Prior to Sunday, Brees was 0-4 against the Ravens. He also became the NFL's all-time leading passer back in Week 5.
— It only took seven weeks, but rookie quarterback Lamar Jackson scored his first NFL touchdown with four seconds left in the first half. While it was only from one-yard out, it was nice to see Jackson kick it into gear with the clock ticking. He wasn't the only guy from the Ravens' 2018 draft class to make an impact. Tight end Mark Andrews scored an eight-yard touchdown late in the third quarter to put the team up 17-7 and left guard Bradley Bozeman and right tackle Orlando Brown Jr. held down the O-line for much of the afternoon.
— The Ravens' streak of not allowing a second-half touchdown in the 2018 season came to an end Sunday. Drew Brees gave the ball to running back Alvin Kamara at the top of the fourth quarter resulting in a two-yard touchdown. Kamara finished the day with 17 attempts for 64 yards and one touchdown.
— Jimmy Smith's first start of 2018 didn't go quite as well as he'd like.
Smith was hit with two pass interference calls, with one of them coming in the end zone leading to a Saints touchdown and the other on one of many third downs. The cornerback had trouble covering wide receiver Michael Thomas, who heading into Week 7 was ranked fourth in the NFL, all afternoon. One of their meetings resulted in a touchdown to put the Saints up 21-17.

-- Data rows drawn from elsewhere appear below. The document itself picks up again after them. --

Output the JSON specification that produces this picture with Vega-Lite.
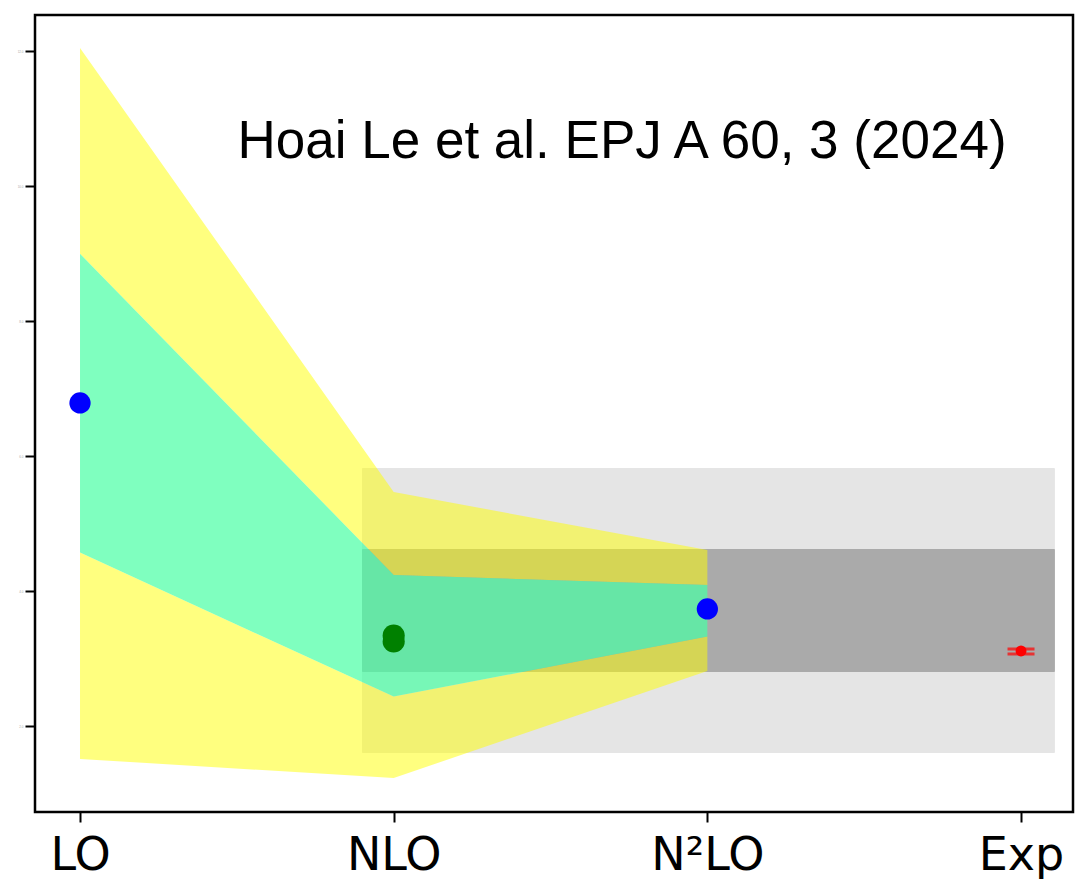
{
  "$schema": "https://vega.github.io/schema/vega-lite/v6.json",
  "width": 1038,
  "height": 797,
  "autosize": {"type": "none"},
  "padding": {"left": 35, "top": 15, "right": 3, "bottom": 67},
  "background": "white",
  "config": {
    "view": {"stroke": "black", "strokeWidth": 2.5},
    "axis": {"grid": false, "domain": false, "title": null, "tickColor": "black", "tickWidth": 2, "tickSize": 10}
  },
  "datasets": {
    "bands": [
      {"order": 0, "yellow_hi": 12.049, "yellow_lo": 1.516, "green_hi": 9.0, "green_lo": 4.573},
      {"order": 1, "yellow_hi": 5.471, "yellow_lo": 1.234, "green_hi": 4.241, "green_lo": 2.44},
      {"order": 2, "yellow_hi": 4.612, "yellow_lo": 2.819, "green_hi": 4.093, "green_lo": 3.329}
    ],
    "boxes": [
      {"shade": "light", "x0": 0.899, "x1": 3.108, "lo": 1.605, "hi": 5.827},
      {"shade": "dark", "x0": 0.899, "x1": 3.108, "lo": 2.804, "hi": 4.627}
    ],
    "points": [
      {"order": 0, "value": 6.79, "series": "blue"},
      {"order": 2, "value": 3.738, "series": "blue"},
      {"order": 1, "value": 3.345, "series": "green"},
      {"order": 1, "value": 3.256, "series": "green"}
    ],
    "exp": [
      {"order": 3, "value": 3.116, "lo": 3.071, "hi": 3.145}
    ],
    "note": [
      {"order": 1.728, "value": 10.42, "text": "Hoai Le et al. EPJ A 60, 3 (2024)"}
    ]
  },
  "layer": [
    {
      "data": {"name": "boxes"},
      "transform": [{"filter": "datum.shade == 'light'"}],
      "mark": {"type": "rect", "cornerRadius": 1, "color": "#e5e5e5"},
      "encoding": {
        "x": {"field": "x0", "type": "quantitative", "scale": {"domain": [-0.1435, 3.1657], "nice": false, "zero": false},
              "axis": {"values": [0, 1, 2, 3], "labelFont": "DejaVu Sans", "labelFontSize": 46, "labelColor": "black", "labelPadding": 11,
                       "labelExpr": "datum.value == 0 ? 'LO' : datum.value == 1 ? 'NLO' : datum.value == 2 ? 'N²LO' : 'Exp'"}},
        "x2": {"field": "x1"},
        "y": {"field": "lo", "type": "quantitative", "scale": {"domain": [0.73, 12.538], "nice": false, "zero": false},
              "axis": {"values": [2, 4, 6, 8, 10, 12], "labelFontSize": 3, "labelColor": "#aaaaaa", "labelPadding": 2}},
        "y2": {"field": "hi"}
      }
    },
    {
      "data": {"name": "boxes"},
      "transform": [{"filter": "datum.shade == 'dark'"}],
      "mark": {"type": "rect", "cornerRadius": 1, "color": "#aaaaaa"},
      "encoding": {
        "x": {"field": "x0", "type": "quantitative"},
        "x2": {"field": "x1"},
        "y": {"field": "lo", "type": "quantitative"},
        "y2": {"field": "hi"}
      }
    },
    {
      "data": {"name": "bands"},
      "mark": {"type": "area", "color": "#ffff00", "opacity": 0.5},
      "encoding": {
        "x": {"field": "order", "type": "quantitative"},
        "y": {"field": "yellow_hi", "type": "quantitative"},
        "y2": {"field": "green_hi"}
      }
    },
    {
      "data": {"name": "bands"},
      "mark": {"type": "area", "color": "#ffff00", "opacity": 0.5},
      "encoding": {
        "x": {"field": "order", "type": "quantitative"},
        "y": {"field": "green_lo", "type": "quantitative"},
        "y2": {"field": "yellow_lo"}
      }
    },
    {
      "data": {"name": "bands"},
      "mark": {"type": "area", "color": "#48ffa4", "opacity": 0.7},
      "encoding": {
        "x": {"field": "order", "type": "quantitative"},
        "y": {"field": "green_hi", "type": "quantitative"},
        "y2": {"field": "green_lo"}
      }
    },
    {
      "data": {"name": "points"},
      "transform": [{"filter": "datum.series == 'green'"}],
      "mark": {"type": "circle", "opacity": 1, "color": "#008000", "size": 490},
      "encoding": {
        "x": {"field": "order", "type": "quantitative"},
        "y": {"field": "value", "type": "quantitative"}
      }
    },
    {
      "data": {"name": "points"},
      "transform": [{"filter": "datum.series == 'blue'"}],
      "mark": {"type": "circle", "opacity": 1, "color": "#0000ff", "size": 452},
      "encoding": {
        "x": {"field": "order", "type": "quantitative"},
        "y": {"field": "value", "type": "quantitative"}
      }
    },
    {
      "data": {"name": "exp"},
      "mark": {"type": "tick", "orient": "horizontal", "size": 27, "thickness": 3, "color": "#ff0000"},
      "encoding": {
        "x": {"field": "order", "type": "quantitative"},
        "y": {"field": "lo", "type": "quantitative"}
      }
    },
    {
      "data": {"name": "exp"},
      "mark": {"type": "tick", "orient": "horizontal", "size": 27, "thickness": 3, "color": "#ff0000"},
      "encoding": {
        "x": {"field": "order", "type": "quantitative"},
        "y": {"field": "hi", "type": "quantitative"}
      }
    },
    {
      "data": {"name": "exp"},
      "mark": {"type": "rule", "color": "#ff0000", "strokeWidth": 3},
      "encoding": {
        "x": {"field": "order", "type": "quantitative"},
        "y": {"field": "lo", "type": "quantitative"},
        "y2": {"field": "hi"}
      }
    },
    {
      "data": {"name": "exp"},
      "mark": {"type": "circle", "color": "#ff0000", "opacity": 1, "size": 120},
      "encoding": {
        "x": {"field": "order", "type": "quantitative"},
        "y": {"field": "value", "type": "quantitative"}
      }
    },
    {
      "data": {"name": "note"},
      "mark": {"type": "text", "font": "Liberation Sans", "fontSize": 53, "align": "center", "baseline": "alphabetic", "color": "black"},
      "encoding": {
        "x": {"field": "order", "type": "quantitative"},
        "y": {"field": "value", "type": "quantitative"},
        "text": {"field": "text"}
      }
    }
  ]
}
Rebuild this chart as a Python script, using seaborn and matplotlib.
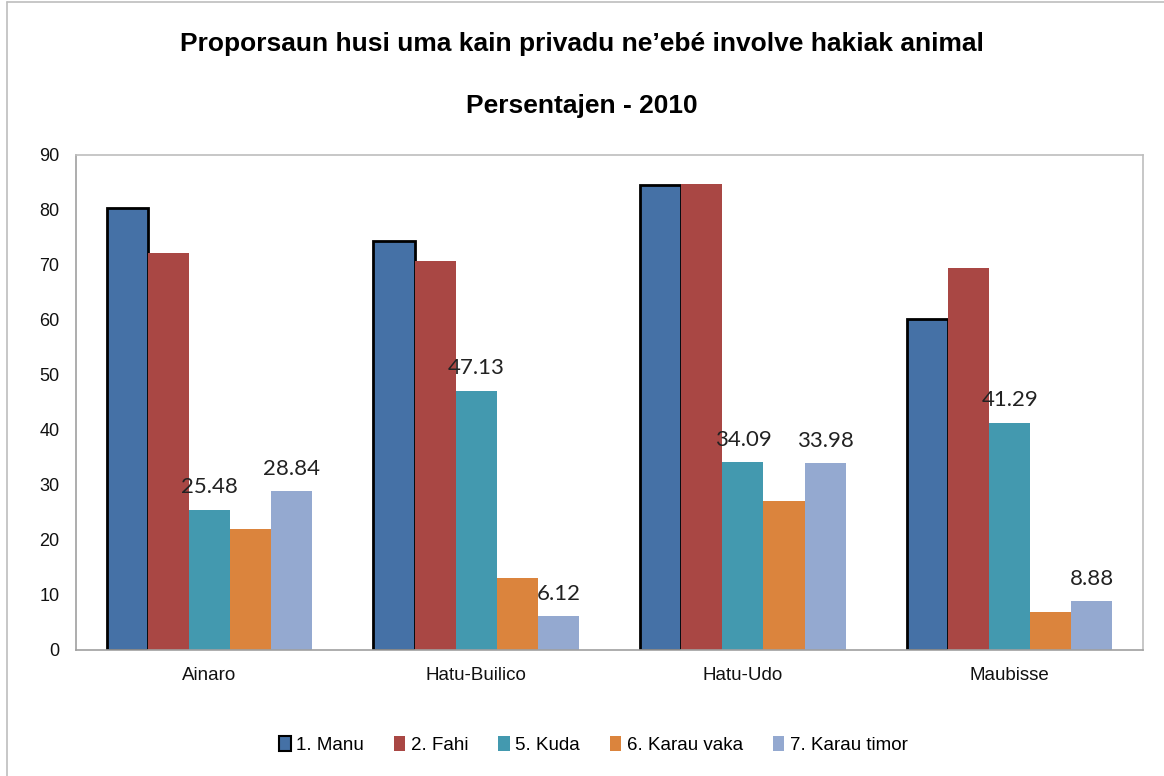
import pandas as pd
import numpy as np
import seaborn as sns
import matplotlib.pyplot as plt
from matplotlib.lines import Line2D
from matplotlib.patches import Patch

# Chart values
districts = ['Ainaro', 'Hatu-Builico', 'Hatu-Udo', 'Maubisse']
animals = ['1. Manu', '2. Fahi', '5. Kuda', '6. Karau vaka', '7. Karau timor']
manu = [80.3, 74.3, 84.5, 60.1]
fahi = [72.1, 70.7, 84.7, 69.4]
kuda = [25.48, 47.13, 34.09, 41.29]
karau_vaka = [22.0, 13.1, 27.0, 6.9]
karau_timor = [28.84, 6.12, 33.98, 8.88]
colors = ['#4571A6', '#A94744', '#4399AF', '#DB843D', '#94A9D0']

series = [manu, fahi, kuda, karau_vaka, karau_timor]
data = pd.DataFrame({
    'district': np.repeat([districts], len(animals), axis=0).ravel(),
    'animal': np.repeat(animals, len(districts)),
    'value': np.concatenate(series),
})

sns.set_style('white')
plt.rcParams['font.family'] = ['Liberation Sans', 'DejaVu Sans']
plt.rcParams['text.color'] = 'black'
plt.rcParams['xtick.color'] = '#111111'
plt.rcParams['ytick.color'] = '#111111'

fig = plt.figure(figsize=(11.64, 7.76), dpi=100)
ax = fig.add_axes([0.0653, 0.1624, 0.9167, 0.6379])

sns.barplot(data=data, x='district', y='value', hue='animal', order=districts,
            hue_order=animals, palette=colors, width=0.77, saturation=1,
            linewidth=0, ax=ax, legend=False)

# Black outline on the first series only
for bar in ax.containers[0]:
    bar.set_edgecolor('black')
    bar.set_linewidth(2)

# Value labels for Kuda and Karau timor
for idx in (2, 4):
    ax.bar_label(ax.containers[idx], labels=[f'{v:.2f}' for v in series[idx]],
                 padding=9, fontsize=16, color='#222222', family='Lato')

ax.set_ylim(0, 90)
ax.set_yticks(range(0, 91, 10))
ax.set_xlim(-0.5, 3.5)
ax.set_xlabel('')
ax.set_ylabel('')
ax.set_xticks(range(4))
ax.set_xticklabels(districts)
ax.set_xticks(np.arange(-0.5, 4, 1), minor=True)
ax.tick_params(axis='x', which='major', length=0, pad=12, labelsize=13.5)
ax.tick_params(axis='x', which='minor', length=6, color='#A0A0A0', direction='out')
ax.tick_params(axis='y', length=6, color='#A0A0A0', direction='out', pad=6, labelsize=13)
for side in ['left', 'bottom', 'top', 'right']:
    ax.spines[side].set_visible(True)
    ax.spines[side].set_color('#BEBEBE')
    ax.spines[side].set_linewidth(1.2)
ax.spines['left'].set_color('#A0A0A0')
ax.spines['bottom'].set_color('#A0A0A0')

fig.text(0.5, 0.943, "Proporsaun husi uma kain privadu ne’ebé involve hakiak animal",
         ha='center', va='center', fontsize=19, fontweight='bold')
fig.text(0.5, 0.864, 'Persentajen - 2010', ha='center', va='center',
         fontsize=19, fontweight='bold')

handles = []
for name, col in zip(animals, colors):
    edge = 'black' if name == '1. Manu' else col
    handles.append(Patch(facecolor=col, edgecolor=edge, linewidth=1.5 if name == '1. Manu' else 0))
fig.legend(handles, animals, loc='center', bbox_to_anchor=(0.51, 0.04), ncol=5,
           frameon=False, fontsize=13.5, handlelength=0.6, handleheight=0.9,
           handletextpad=0.3, columnspacing=1.6)

# Outer chart border (left and top edges visible)
fig.add_artist(Line2D([0.006, 0.006], [0, 0.997], color='#BEBEBE', linewidth=1.2))
fig.add_artist(Line2D([0.006, 1], [0.997, 0.997], color='#BEBEBE', linewidth=1.2))

fig.savefig('out.png', dpi=100)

— Then there was, of course, Justin Tuckers' first-ever PAT miss. After Joe Flacco hit John Brown in the end zone for a 14-yard touchdown with 0:24 left on the clock, the Ravens were preparing to go into overtime until that wasn't necessary. Tucker, who is the most accurate kicker in NFL history, was on the wrong side of history when his kick went wide right.
From the field to the nosebleeds, M&T Bank Stadium was in shock as the clock expired and the final score was 24-23.
Postgame, Tucker took responsibility for the team's loss while his head coach and teammates all reiterated that a game never comes down to just one play.